Copy exactly, and only, the lines between the line holding "What matplotlib code" and the line holding "ScaledTranslation(0.12, 0, fig.dpi_scale_trans))", inclusive; skip the pictures.

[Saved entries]
- - - - - - -

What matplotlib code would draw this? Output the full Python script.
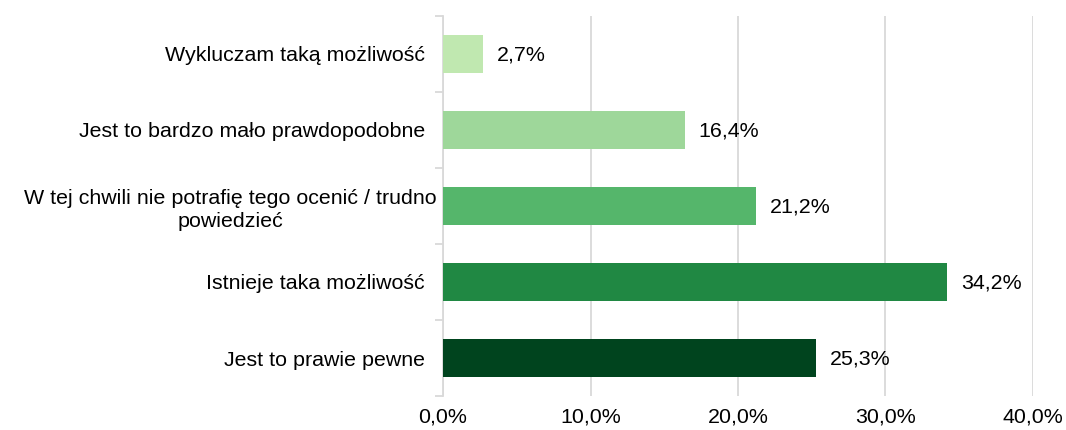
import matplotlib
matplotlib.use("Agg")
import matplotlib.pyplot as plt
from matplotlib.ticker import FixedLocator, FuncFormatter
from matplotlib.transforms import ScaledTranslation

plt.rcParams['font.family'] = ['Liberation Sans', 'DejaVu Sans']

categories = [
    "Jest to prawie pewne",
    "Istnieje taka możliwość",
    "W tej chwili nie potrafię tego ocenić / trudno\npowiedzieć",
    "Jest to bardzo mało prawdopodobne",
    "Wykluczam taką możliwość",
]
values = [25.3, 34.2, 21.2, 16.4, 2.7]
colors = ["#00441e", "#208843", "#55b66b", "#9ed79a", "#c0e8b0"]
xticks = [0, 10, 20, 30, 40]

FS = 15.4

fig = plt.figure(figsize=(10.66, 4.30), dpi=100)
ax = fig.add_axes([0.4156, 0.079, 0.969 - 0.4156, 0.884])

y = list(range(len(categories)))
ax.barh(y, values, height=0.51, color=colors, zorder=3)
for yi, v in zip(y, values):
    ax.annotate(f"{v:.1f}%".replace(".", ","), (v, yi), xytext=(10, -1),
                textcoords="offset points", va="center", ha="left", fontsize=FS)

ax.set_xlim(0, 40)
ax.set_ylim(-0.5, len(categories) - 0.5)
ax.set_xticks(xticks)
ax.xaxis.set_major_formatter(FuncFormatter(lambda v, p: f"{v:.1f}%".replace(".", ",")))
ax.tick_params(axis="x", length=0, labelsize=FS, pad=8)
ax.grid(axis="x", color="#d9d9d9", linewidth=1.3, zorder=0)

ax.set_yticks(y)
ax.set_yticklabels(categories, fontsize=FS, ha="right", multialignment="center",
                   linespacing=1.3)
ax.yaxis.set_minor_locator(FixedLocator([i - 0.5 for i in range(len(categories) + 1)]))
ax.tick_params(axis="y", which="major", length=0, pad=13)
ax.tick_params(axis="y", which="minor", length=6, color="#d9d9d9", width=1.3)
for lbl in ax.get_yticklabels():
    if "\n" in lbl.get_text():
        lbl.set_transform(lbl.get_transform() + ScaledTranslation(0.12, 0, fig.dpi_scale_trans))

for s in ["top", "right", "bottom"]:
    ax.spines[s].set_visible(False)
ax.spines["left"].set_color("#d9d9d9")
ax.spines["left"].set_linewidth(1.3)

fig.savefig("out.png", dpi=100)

- - - - - - -

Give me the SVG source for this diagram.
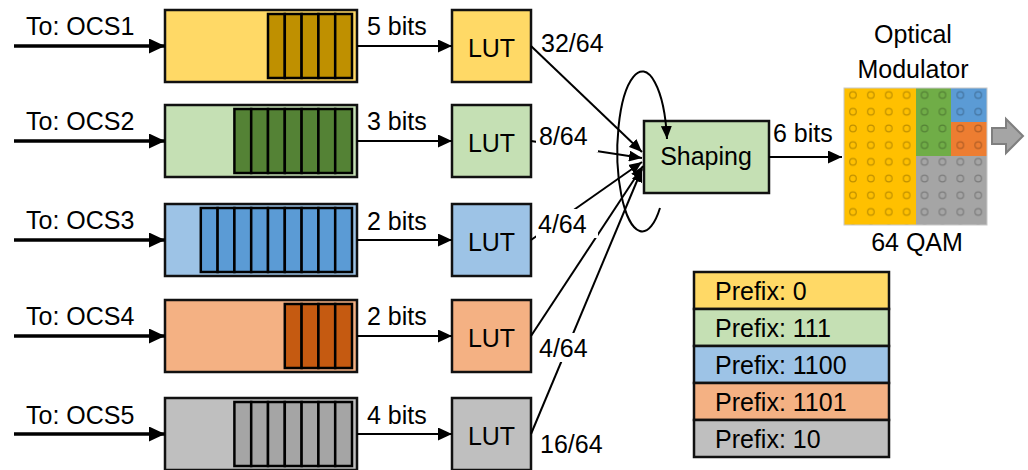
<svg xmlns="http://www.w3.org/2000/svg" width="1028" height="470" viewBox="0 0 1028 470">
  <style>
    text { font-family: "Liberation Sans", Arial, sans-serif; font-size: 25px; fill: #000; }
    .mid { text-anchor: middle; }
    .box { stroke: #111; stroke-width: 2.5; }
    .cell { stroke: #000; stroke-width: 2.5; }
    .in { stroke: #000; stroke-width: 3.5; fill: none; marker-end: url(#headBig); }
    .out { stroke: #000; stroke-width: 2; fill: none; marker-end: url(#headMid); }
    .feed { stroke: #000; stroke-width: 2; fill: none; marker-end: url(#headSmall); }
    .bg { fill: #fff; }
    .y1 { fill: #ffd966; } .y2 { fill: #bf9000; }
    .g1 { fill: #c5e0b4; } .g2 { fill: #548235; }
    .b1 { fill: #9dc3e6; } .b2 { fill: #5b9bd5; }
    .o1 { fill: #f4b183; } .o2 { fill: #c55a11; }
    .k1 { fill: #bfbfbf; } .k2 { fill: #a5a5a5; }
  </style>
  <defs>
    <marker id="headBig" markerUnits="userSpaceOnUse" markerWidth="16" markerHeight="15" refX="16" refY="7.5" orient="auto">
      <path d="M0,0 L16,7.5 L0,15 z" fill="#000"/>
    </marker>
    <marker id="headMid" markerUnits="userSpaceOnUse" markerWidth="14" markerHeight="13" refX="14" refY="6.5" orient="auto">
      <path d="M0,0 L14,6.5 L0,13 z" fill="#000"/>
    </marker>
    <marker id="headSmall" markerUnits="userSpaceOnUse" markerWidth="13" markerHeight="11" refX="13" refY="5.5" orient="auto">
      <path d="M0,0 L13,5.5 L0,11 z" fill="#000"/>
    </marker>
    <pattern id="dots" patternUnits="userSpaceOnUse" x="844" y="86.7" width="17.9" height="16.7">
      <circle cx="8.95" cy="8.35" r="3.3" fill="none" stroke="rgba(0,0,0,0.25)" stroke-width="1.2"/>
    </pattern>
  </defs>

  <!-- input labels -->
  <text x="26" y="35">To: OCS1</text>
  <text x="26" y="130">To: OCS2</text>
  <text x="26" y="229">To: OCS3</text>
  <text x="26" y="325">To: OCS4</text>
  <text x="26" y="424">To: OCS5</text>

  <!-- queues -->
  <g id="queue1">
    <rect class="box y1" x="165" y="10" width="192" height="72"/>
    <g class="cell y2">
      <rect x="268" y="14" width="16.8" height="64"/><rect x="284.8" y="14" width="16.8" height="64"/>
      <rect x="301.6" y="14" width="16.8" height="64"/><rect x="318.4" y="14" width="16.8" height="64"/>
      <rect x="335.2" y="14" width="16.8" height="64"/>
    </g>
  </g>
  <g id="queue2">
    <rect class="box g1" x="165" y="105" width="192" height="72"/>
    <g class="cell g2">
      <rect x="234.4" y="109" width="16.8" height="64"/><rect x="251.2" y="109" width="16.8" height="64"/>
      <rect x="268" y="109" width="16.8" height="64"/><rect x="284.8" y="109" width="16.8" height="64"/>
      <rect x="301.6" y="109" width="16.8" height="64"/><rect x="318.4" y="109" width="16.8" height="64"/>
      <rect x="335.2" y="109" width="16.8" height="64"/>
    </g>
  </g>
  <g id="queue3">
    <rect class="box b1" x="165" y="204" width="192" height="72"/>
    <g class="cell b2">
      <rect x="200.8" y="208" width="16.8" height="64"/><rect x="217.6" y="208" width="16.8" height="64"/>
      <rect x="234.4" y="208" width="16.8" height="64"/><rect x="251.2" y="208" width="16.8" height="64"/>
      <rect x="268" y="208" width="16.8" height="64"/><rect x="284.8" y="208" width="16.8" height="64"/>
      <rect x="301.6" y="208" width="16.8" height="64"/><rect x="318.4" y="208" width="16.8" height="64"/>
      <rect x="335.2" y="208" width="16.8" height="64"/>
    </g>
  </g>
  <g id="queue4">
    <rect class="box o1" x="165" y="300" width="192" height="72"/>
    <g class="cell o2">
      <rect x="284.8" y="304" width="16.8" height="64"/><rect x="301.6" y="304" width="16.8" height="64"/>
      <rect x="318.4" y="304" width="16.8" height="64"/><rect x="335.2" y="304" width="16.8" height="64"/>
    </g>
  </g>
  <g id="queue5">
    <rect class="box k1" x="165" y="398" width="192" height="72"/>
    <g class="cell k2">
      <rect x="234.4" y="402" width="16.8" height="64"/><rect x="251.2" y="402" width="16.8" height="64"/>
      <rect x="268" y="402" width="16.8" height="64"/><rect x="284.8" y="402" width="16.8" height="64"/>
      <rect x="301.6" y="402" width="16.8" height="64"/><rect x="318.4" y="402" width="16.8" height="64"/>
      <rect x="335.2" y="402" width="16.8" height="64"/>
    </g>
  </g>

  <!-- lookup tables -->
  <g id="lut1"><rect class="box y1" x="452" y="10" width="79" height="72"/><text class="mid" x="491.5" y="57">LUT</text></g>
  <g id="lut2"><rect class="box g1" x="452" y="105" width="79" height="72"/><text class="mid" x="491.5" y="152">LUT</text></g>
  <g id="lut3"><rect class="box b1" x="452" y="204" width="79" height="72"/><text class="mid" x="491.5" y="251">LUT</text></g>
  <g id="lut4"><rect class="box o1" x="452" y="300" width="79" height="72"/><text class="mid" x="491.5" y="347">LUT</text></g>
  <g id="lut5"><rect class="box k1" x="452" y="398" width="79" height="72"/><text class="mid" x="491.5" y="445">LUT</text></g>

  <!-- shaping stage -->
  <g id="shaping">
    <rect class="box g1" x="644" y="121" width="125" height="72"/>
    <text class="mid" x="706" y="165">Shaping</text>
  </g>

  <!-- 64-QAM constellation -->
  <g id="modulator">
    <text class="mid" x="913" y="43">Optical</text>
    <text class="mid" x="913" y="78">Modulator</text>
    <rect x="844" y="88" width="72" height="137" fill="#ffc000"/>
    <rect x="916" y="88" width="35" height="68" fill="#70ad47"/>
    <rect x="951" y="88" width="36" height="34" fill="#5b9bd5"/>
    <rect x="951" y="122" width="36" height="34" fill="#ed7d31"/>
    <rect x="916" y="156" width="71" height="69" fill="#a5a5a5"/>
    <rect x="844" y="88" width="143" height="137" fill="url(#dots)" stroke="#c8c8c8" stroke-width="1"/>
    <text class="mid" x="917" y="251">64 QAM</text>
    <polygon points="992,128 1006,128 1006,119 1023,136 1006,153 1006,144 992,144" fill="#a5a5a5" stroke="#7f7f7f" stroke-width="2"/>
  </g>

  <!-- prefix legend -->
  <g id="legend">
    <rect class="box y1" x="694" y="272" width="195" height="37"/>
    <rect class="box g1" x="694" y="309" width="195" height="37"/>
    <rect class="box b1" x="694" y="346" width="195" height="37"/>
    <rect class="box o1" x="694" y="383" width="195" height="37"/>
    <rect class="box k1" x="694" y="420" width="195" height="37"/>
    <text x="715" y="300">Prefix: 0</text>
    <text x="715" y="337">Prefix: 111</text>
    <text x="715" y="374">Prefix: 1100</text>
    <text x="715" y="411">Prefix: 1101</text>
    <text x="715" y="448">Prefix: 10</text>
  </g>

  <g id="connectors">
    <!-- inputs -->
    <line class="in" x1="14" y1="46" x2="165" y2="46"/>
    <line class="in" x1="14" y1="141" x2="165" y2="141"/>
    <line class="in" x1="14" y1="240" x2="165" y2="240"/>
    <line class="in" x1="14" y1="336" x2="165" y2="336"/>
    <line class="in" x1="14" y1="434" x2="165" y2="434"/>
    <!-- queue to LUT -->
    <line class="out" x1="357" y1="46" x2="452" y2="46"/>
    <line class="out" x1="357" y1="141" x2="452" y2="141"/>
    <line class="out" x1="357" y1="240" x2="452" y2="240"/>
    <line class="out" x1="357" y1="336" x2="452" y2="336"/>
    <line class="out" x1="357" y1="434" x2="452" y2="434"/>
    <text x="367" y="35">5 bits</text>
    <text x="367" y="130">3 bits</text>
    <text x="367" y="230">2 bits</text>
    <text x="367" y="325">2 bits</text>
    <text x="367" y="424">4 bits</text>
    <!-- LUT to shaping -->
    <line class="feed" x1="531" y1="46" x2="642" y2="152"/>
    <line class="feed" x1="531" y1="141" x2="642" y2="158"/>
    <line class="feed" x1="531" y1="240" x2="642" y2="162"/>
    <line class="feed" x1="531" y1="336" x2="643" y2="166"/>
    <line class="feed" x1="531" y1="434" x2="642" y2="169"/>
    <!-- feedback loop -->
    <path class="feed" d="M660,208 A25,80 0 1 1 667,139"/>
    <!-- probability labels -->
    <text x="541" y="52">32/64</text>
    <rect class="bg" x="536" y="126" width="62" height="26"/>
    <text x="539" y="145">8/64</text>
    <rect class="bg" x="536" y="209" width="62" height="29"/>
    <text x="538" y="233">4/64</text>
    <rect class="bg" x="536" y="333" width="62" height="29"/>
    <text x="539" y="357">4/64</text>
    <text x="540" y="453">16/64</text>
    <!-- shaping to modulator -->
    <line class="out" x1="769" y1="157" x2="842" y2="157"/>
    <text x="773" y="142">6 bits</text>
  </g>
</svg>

- - - - - - -

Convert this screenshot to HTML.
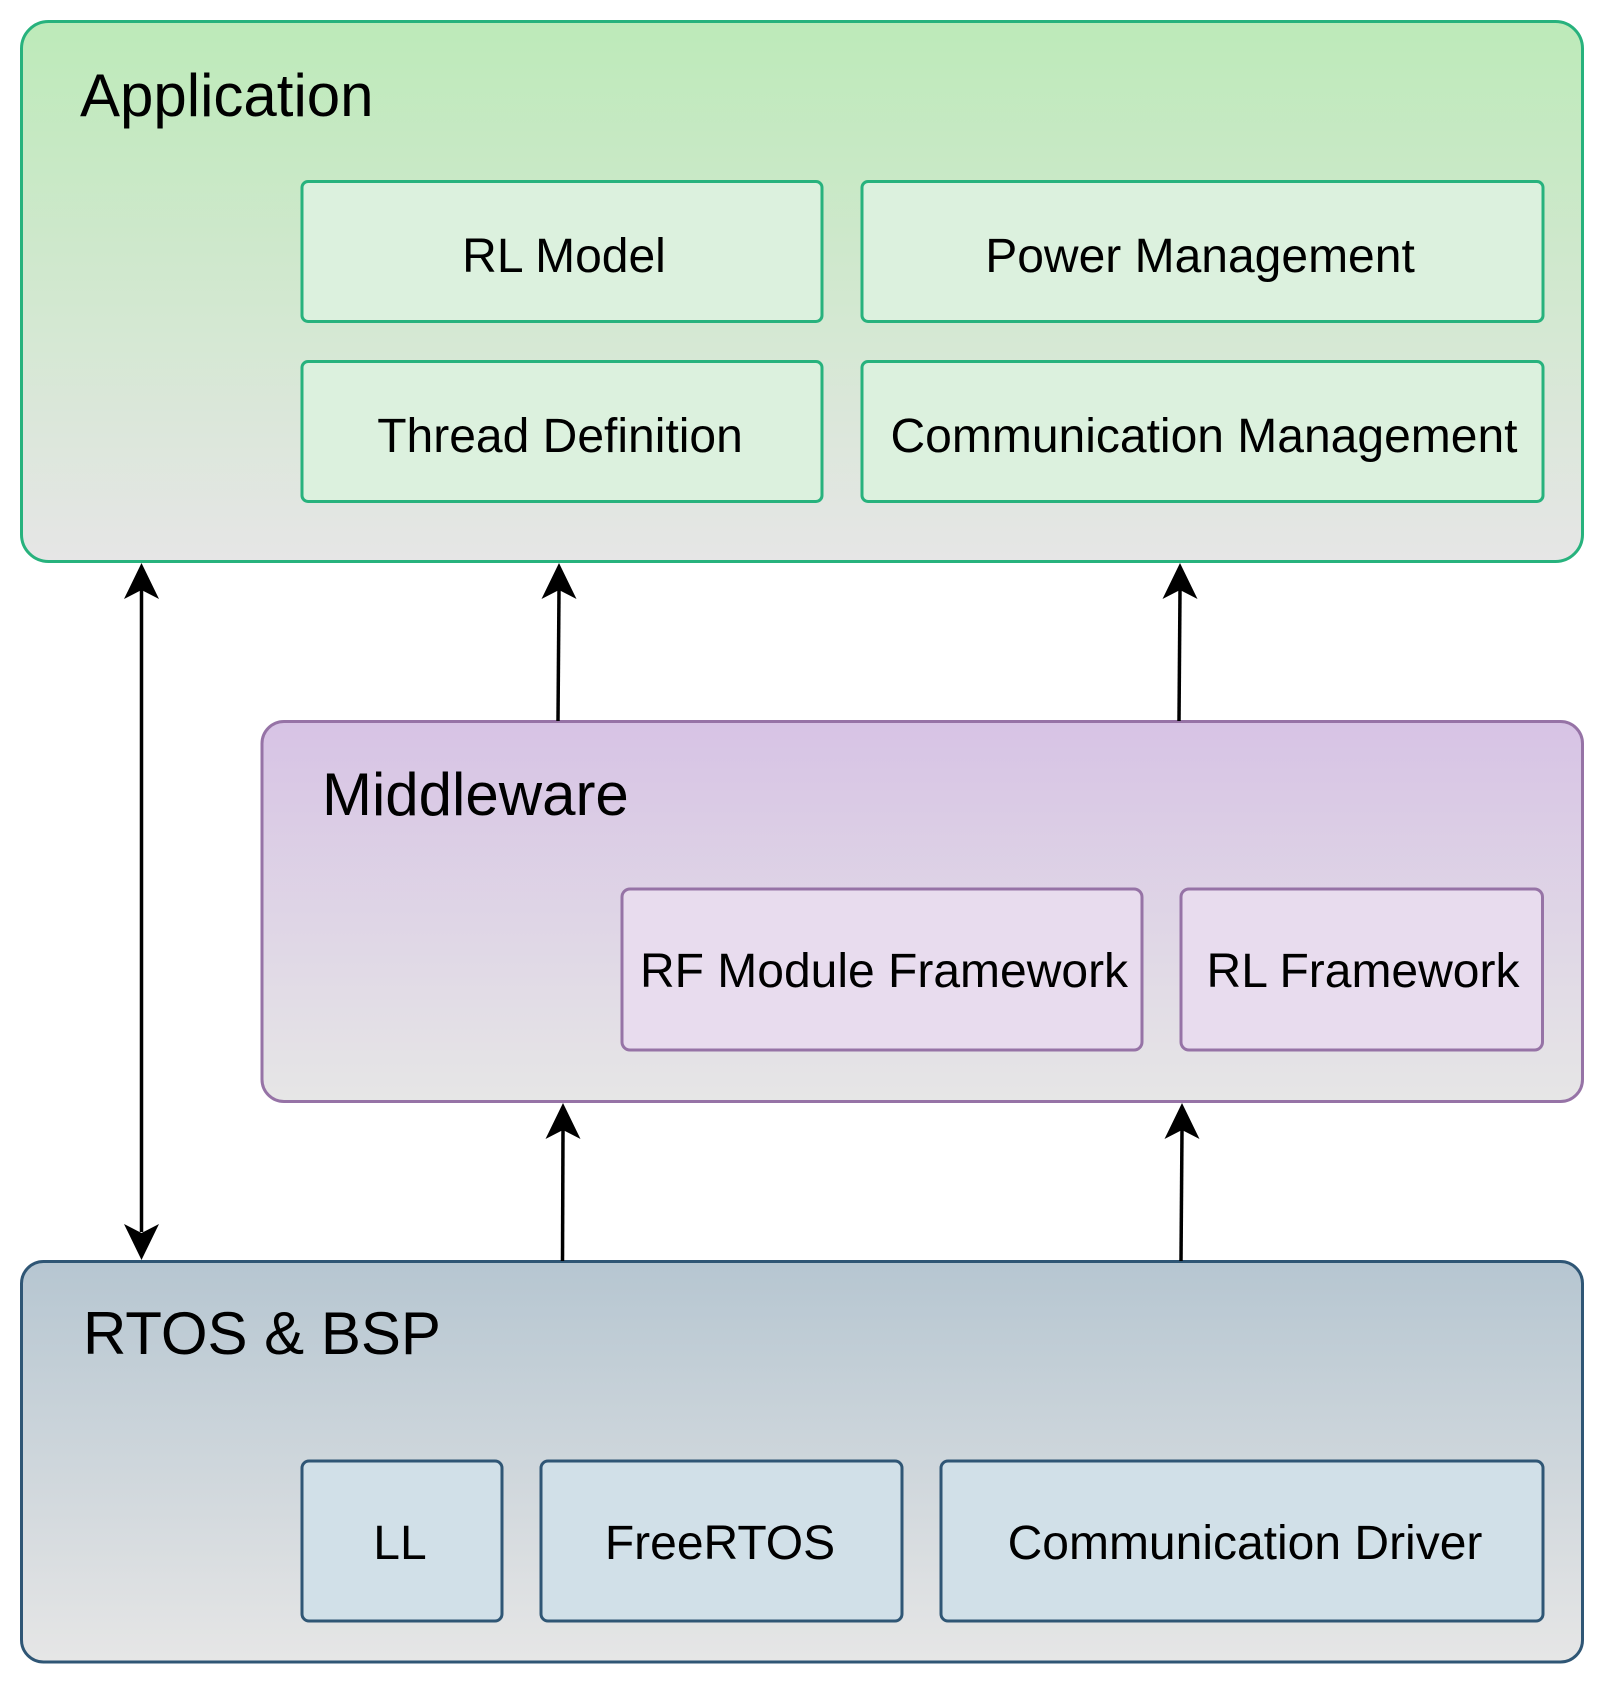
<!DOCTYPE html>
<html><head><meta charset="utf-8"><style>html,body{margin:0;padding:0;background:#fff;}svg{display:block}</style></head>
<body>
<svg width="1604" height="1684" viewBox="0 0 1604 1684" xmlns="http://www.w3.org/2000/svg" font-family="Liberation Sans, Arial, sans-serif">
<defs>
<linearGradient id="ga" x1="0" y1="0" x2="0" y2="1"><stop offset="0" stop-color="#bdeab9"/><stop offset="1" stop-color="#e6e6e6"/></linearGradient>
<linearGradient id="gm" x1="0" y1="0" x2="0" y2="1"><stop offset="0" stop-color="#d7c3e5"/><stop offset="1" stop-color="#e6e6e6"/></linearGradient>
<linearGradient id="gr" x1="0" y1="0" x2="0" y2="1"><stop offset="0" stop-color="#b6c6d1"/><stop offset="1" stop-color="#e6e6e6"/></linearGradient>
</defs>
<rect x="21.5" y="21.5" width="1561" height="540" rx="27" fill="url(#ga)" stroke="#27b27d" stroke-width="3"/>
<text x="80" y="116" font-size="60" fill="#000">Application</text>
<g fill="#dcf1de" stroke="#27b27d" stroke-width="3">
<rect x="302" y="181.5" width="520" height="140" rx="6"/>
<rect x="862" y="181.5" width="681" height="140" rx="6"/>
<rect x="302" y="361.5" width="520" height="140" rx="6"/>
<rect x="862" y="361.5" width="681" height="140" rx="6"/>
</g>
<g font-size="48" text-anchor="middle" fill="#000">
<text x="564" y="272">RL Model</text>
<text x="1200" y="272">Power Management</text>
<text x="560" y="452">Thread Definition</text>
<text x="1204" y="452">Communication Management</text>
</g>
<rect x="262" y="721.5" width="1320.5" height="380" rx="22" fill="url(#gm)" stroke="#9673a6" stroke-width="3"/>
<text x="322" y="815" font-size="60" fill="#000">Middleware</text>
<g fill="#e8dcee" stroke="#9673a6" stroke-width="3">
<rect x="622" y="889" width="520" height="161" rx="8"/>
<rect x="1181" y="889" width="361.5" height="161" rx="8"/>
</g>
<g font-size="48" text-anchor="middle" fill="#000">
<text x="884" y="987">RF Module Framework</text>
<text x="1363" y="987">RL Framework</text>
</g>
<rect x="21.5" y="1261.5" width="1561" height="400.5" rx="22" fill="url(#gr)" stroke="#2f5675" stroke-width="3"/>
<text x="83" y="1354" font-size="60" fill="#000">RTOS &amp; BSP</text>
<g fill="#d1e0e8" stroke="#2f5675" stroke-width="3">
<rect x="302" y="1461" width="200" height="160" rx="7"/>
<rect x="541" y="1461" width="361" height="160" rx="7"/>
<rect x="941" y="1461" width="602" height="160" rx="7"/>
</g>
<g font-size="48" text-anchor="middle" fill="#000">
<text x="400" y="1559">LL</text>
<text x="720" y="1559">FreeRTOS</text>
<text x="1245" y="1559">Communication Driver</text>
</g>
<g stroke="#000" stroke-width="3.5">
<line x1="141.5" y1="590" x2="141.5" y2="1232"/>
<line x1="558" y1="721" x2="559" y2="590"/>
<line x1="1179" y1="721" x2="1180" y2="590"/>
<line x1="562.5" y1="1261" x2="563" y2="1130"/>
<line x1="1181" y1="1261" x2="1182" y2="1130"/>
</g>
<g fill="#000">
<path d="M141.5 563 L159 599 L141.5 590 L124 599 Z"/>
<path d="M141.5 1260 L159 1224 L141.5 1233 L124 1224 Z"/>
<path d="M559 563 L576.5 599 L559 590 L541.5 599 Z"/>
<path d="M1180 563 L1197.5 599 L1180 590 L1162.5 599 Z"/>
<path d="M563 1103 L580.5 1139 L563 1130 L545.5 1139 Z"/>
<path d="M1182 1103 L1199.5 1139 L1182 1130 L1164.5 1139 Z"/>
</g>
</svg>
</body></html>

- - - - - - -

Response:
What matplotlib code would draw this? Output the full Python script.
import matplotlib
matplotlib.use("Agg")
import matplotlib.pyplot as plt
from matplotlib.ticker import FixedLocator, FuncFormatter
from matplotlib.transforms import ScaledTranslation

plt.rcParams['font.family'] = ['Liberation Sans', 'DejaVu Sans']

categories = [
    "Jest to prawie pewne",
    "Istnieje taka możliwość",
    "W tej chwili nie potrafię tego ocenić / trudno\npowiedzieć",
    "Jest to bardzo mało prawdopodobne",
    "Wykluczam taką możliwość",
]
values = [25.3, 34.2, 21.2, 16.4, 2.7]
colors = ["#00441e", "#208843", "#55b66b", "#9ed79a", "#c0e8b0"]
xticks = [0, 10, 20, 30, 40]

FS = 15.4

fig = plt.figure(figsize=(10.66, 4.30), dpi=100)
ax = fig.add_axes([0.4156, 0.079, 0.969 - 0.4156, 0.884])

y = list(range(len(categories)))
ax.barh(y, values, height=0.51, color=colors, zorder=3)
for yi, v in zip(y, values):
    ax.annotate(f"{v:.1f}%".replace(".", ","), (v, yi), xytext=(10, -1),
                textcoords="offset points", va="center", ha="left", fontsize=FS)

ax.set_xlim(0, 40)
ax.set_ylim(-0.5, len(categories) - 0.5)
ax.set_xticks(xticks)
ax.xaxis.set_major_formatter(FuncFormatter(lambda v, p: f"{v:.1f}%".replace(".", ",")))
ax.tick_params(axis="x", length=0, labelsize=FS, pad=8)
ax.grid(axis="x", color="#d9d9d9", linewidth=1.3, zorder=0)

ax.set_yticks(y)
ax.set_yticklabels(categories, fontsize=FS, ha="right", multialignment="center",
                   linespacing=1.3)
ax.yaxis.set_minor_locator(FixedLocator([i - 0.5 for i in range(len(categories) + 1)]))
ax.tick_params(axis="y", which="major", length=0, pad=13)
ax.tick_params(axis="y", which="minor", length=6, color="#d9d9d9", width=1.3)
for lbl in ax.get_yticklabels():
    if "\n" in lbl.get_text():
        lbl.set_transform(lbl.get_transform() + ScaledTranslation(0.12, 0, fig.dpi_scale_trans))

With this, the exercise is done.